● **Dataset section**
-------------------------

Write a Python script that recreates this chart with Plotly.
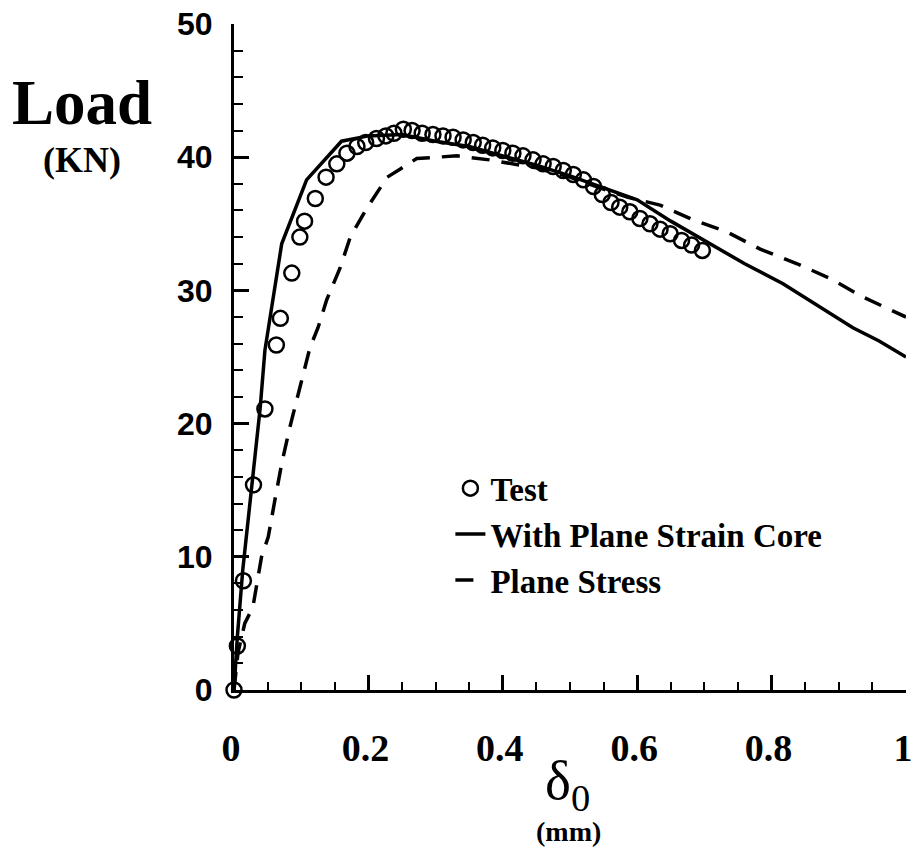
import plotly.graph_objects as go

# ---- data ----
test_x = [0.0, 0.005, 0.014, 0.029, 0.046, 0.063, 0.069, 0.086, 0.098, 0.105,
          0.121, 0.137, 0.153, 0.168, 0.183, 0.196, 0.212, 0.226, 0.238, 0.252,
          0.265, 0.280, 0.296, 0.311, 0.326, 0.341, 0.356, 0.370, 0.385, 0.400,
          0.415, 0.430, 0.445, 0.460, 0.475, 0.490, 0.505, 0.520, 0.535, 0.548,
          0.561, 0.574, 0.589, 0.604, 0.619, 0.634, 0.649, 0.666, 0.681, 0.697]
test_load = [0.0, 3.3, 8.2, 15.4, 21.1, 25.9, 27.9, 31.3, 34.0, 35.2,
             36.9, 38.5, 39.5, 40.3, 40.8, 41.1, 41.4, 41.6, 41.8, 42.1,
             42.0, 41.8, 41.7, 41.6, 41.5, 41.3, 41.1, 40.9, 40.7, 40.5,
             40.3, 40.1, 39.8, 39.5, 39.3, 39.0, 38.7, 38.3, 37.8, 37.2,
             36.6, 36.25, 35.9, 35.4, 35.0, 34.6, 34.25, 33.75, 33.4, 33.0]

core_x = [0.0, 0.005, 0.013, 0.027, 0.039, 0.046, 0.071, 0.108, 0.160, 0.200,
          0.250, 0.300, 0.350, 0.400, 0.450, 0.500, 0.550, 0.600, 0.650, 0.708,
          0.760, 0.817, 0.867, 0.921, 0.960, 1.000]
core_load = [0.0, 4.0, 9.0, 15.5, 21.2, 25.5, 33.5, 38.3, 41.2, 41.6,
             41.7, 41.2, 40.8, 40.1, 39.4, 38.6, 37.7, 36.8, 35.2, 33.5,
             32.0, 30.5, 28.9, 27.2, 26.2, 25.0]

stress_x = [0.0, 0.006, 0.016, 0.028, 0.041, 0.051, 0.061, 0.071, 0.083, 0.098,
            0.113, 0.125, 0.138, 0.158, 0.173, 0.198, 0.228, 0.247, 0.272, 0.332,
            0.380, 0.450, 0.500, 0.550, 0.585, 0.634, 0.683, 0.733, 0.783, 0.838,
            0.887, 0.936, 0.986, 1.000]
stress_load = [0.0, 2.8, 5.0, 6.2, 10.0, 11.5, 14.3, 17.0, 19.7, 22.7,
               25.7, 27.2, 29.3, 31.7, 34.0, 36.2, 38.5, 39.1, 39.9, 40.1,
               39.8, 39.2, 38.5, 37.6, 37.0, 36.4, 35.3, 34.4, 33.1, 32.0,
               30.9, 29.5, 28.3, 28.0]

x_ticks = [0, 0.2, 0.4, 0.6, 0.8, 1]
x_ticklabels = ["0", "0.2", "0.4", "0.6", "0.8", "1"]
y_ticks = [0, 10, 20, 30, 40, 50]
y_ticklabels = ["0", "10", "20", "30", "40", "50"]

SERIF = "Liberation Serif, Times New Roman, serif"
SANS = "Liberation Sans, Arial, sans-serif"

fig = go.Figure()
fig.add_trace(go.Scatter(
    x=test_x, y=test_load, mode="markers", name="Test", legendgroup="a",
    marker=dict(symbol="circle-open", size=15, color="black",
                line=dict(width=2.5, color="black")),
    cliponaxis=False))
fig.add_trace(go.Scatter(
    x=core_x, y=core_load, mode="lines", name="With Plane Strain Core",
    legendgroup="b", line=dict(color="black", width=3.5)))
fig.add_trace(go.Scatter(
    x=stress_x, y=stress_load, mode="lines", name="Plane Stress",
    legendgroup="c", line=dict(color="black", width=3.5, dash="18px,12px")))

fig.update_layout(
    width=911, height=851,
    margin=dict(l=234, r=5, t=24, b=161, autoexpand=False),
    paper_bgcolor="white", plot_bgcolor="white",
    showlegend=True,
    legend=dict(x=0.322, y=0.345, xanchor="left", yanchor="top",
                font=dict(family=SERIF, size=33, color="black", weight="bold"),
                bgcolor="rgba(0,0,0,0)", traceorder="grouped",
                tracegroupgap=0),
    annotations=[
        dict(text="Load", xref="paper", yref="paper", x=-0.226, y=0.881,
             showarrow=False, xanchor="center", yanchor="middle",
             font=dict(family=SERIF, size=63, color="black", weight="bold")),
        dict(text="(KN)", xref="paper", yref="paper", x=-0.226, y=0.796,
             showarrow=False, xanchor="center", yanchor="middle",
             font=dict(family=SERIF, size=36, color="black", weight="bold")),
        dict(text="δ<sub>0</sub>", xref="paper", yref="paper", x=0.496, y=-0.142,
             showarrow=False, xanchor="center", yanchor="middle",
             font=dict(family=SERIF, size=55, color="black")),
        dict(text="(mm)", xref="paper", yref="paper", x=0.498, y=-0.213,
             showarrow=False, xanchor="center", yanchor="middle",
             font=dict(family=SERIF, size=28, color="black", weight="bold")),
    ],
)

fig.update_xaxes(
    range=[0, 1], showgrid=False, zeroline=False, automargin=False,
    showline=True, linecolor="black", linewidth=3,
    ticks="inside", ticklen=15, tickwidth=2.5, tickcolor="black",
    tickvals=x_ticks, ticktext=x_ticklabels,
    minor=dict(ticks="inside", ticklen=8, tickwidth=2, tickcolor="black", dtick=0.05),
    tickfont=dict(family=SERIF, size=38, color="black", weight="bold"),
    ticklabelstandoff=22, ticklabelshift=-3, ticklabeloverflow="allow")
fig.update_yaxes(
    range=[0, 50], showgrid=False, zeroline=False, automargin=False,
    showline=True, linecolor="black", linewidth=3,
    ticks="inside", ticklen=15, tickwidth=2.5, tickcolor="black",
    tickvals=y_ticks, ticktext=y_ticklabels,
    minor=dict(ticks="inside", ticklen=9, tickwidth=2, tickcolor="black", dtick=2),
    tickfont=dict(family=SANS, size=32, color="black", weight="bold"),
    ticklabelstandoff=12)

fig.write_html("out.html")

-------------------------

● **Your instructions**
Reproduce the material above in full, exactly, with no images.

● **Exercise output**
Write a Python script that recreates this chart with Plotly.
import plotly.graph_objects as go

# ---- data ----
test_x = [0.0, 0.005, 0.014, 0.029, 0.046, 0.063, 0.069, 0.086, 0.098, 0.105,
          0.121, 0.137, 0.153, 0.168, 0.183, 0.196, 0.212, 0.226, 0.238, 0.252,
          0.265, 0.280, 0.296, 0.311, 0.326, 0.341, 0.356, 0.370, 0.385, 0.400,
          0.415, 0.430, 0.445, 0.460, 0.475, 0.490, 0.505, 0.520, 0.535, 0.548,
          0.561, 0.574, 0.589, 0.604, 0.619, 0.634, 0.649, 0.666, 0.681, 0.697]
test_load = [0.0, 3.3, 8.2, 15.4, 21.1, 25.9, 27.9, 31.3, 34.0, 35.2,
             36.9, 38.5, 39.5, 40.3, 40.8, 41.1, 41.4, 41.6, 41.8, 42.1,
             42.0, 41.8, 41.7, 41.6, 41.5, 41.3, 41.1, 40.9, 40.7, 40.5,
             40.3, 40.1, 39.8, 39.5, 39.3, 39.0, 38.7, 38.3, 37.8, 37.2,
             36.6, 36.25, 35.9, 35.4, 35.0, 34.6, 34.25, 33.75, 33.4, 33.0]

core_x = [0.0, 0.005, 0.013, 0.027, 0.039, 0.046, 0.071, 0.108, 0.160, 0.200,
          0.250, 0.300, 0.350, 0.400, 0.450, 0.500, 0.550, 0.600, 0.650, 0.708,
          0.760, 0.817, 0.867, 0.921, 0.960, 1.000]
core_load = [0.0, 4.0, 9.0, 15.5, 21.2, 25.5, 33.5, 38.3, 41.2, 41.6,
             41.7, 41.2, 40.8, 40.1, 39.4, 38.6, 37.7, 36.8, 35.2, 33.5,
             32.0, 30.5, 28.9, 27.2, 26.2, 25.0]

stress_x = [0.0, 0.006, 0.016, 0.028, 0.041, 0.051, 0.061, 0.071, 0.083, 0.098,
            0.113, 0.125, 0.138, 0.158, 0.173, 0.198, 0.228, 0.247, 0.272, 0.332,
            0.380, 0.450, 0.500, 0.550, 0.585, 0.634, 0.683, 0.733, 0.783, 0.838,
            0.887, 0.936, 0.986, 1.000]
stress_load = [0.0, 2.8, 5.0, 6.2, 10.0, 11.5, 14.3, 17.0, 19.7, 22.7,
               25.7, 27.2, 29.3, 31.7, 34.0, 36.2, 38.5, 39.1, 39.9, 40.1,
               39.8, 39.2, 38.5, 37.6, 37.0, 36.4, 35.3, 34.4, 33.1, 32.0,
               30.9, 29.5, 28.3, 28.0]

x_ticks = [0, 0.2, 0.4, 0.6, 0.8, 1]
x_ticklabels = ["0", "0.2", "0.4", "0.6", "0.8", "1"]
y_ticks = [0, 10, 20, 30, 40, 50]
y_ticklabels = ["0", "10", "20", "30", "40", "50"]

SERIF = "Liberation Serif, Times New Roman, serif"
SANS = "Liberation Sans, Arial, sans-serif"

fig = go.Figure()
fig.add_trace(go.Scatter(
    x=test_x, y=test_load, mode="markers", name="Test", legendgroup="a",
    marker=dict(symbol="circle-open", size=15, color="black",
                line=dict(width=2.5, color="black")),
    cliponaxis=False))
fig.add_trace(go.Scatter(
    x=core_x, y=core_load, mode="lines", name="With Plane Strain Core",
    legendgroup="b", line=dict(color="black", width=3.5)))
fig.add_trace(go.Scatter(
    x=stress_x, y=stress_load, mode="lines", name="Plane Stress",
    legendgroup="c", line=dict(color="black", width=3.5, dash="18px,12px")))

fig.update_layout(
    width=911, height=851,
    margin=dict(l=234, r=5, t=24, b=161, autoexpand=False),
    paper_bgcolor="white", plot_bgcolor="white",
    showlegend=True,
    legend=dict(x=0.322, y=0.345, xanchor="left", yanchor="top",
                font=dict(family=SERIF, size=33, color="black", weight="bold"),
                bgcolor="rgba(0,0,0,0)", traceorder="grouped",
                tracegroupgap=0),
    annotations=[
        dict(text="Load", xref="paper", yref="paper", x=-0.226, y=0.881,
             showarrow=False, xanchor="center", yanchor="middle",
             font=dict(family=SERIF, size=63, color="black", weight="bold")),
        dict(text="(KN)", xref="paper", yref="paper", x=-0.226, y=0.796,
             showarrow=False, xanchor="center", yanchor="middle",
             font=dict(family=SERIF, size=36, color="black", weight="bold")),
        dict(text="δ<sub>0</sub>", xref="paper", yref="paper", x=0.496, y=-0.142,
             showarrow=False, xanchor="center", yanchor="middle",
             font=dict(family=SERIF, size=55, color="black")),
        dict(text="(mm)", xref="paper", yref="paper", x=0.498, y=-0.213,
             showarrow=False, xanchor="center", yanchor="middle",
             font=dict(family=SERIF, size=28, color="black", weight="bold")),
    ],
)

fig.update_xaxes(
    range=[0, 1], showgrid=False, zeroline=False, automargin=False,
    showline=True, linecolor="black", linewidth=3,
    ticks="inside", ticklen=15, tickwidth=2.5, tickcolor="black",
    tickvals=x_ticks, ticktext=x_ticklabels,
    minor=dict(ticks="inside", ticklen=8, tickwidth=2, tickcolor="black", dtick=0.05),
    tickfont=dict(family=SERIF, size=38, color="black", weight="bold"),
    ticklabelstandoff=22, ticklabelshift=-3, ticklabeloverflow="allow")
fig.update_yaxes(
    range=[0, 50], showgrid=False, zeroline=False, automargin=False,
    showline=True, linecolor="black", linewidth=3,
    ticks="inside", ticklen=15, tickwidth=2.5, tickcolor="black",
    tickvals=y_ticks, ticktext=y_ticklabels,
    minor=dict(ticks="inside", ticklen=9, tickwidth=2, tickcolor="black", dtick=2),
    tickfont=dict(family=SANS, size=32, color="black", weight="bold"),
    ticklabelstandoff=12)

fig.write_html("out.html")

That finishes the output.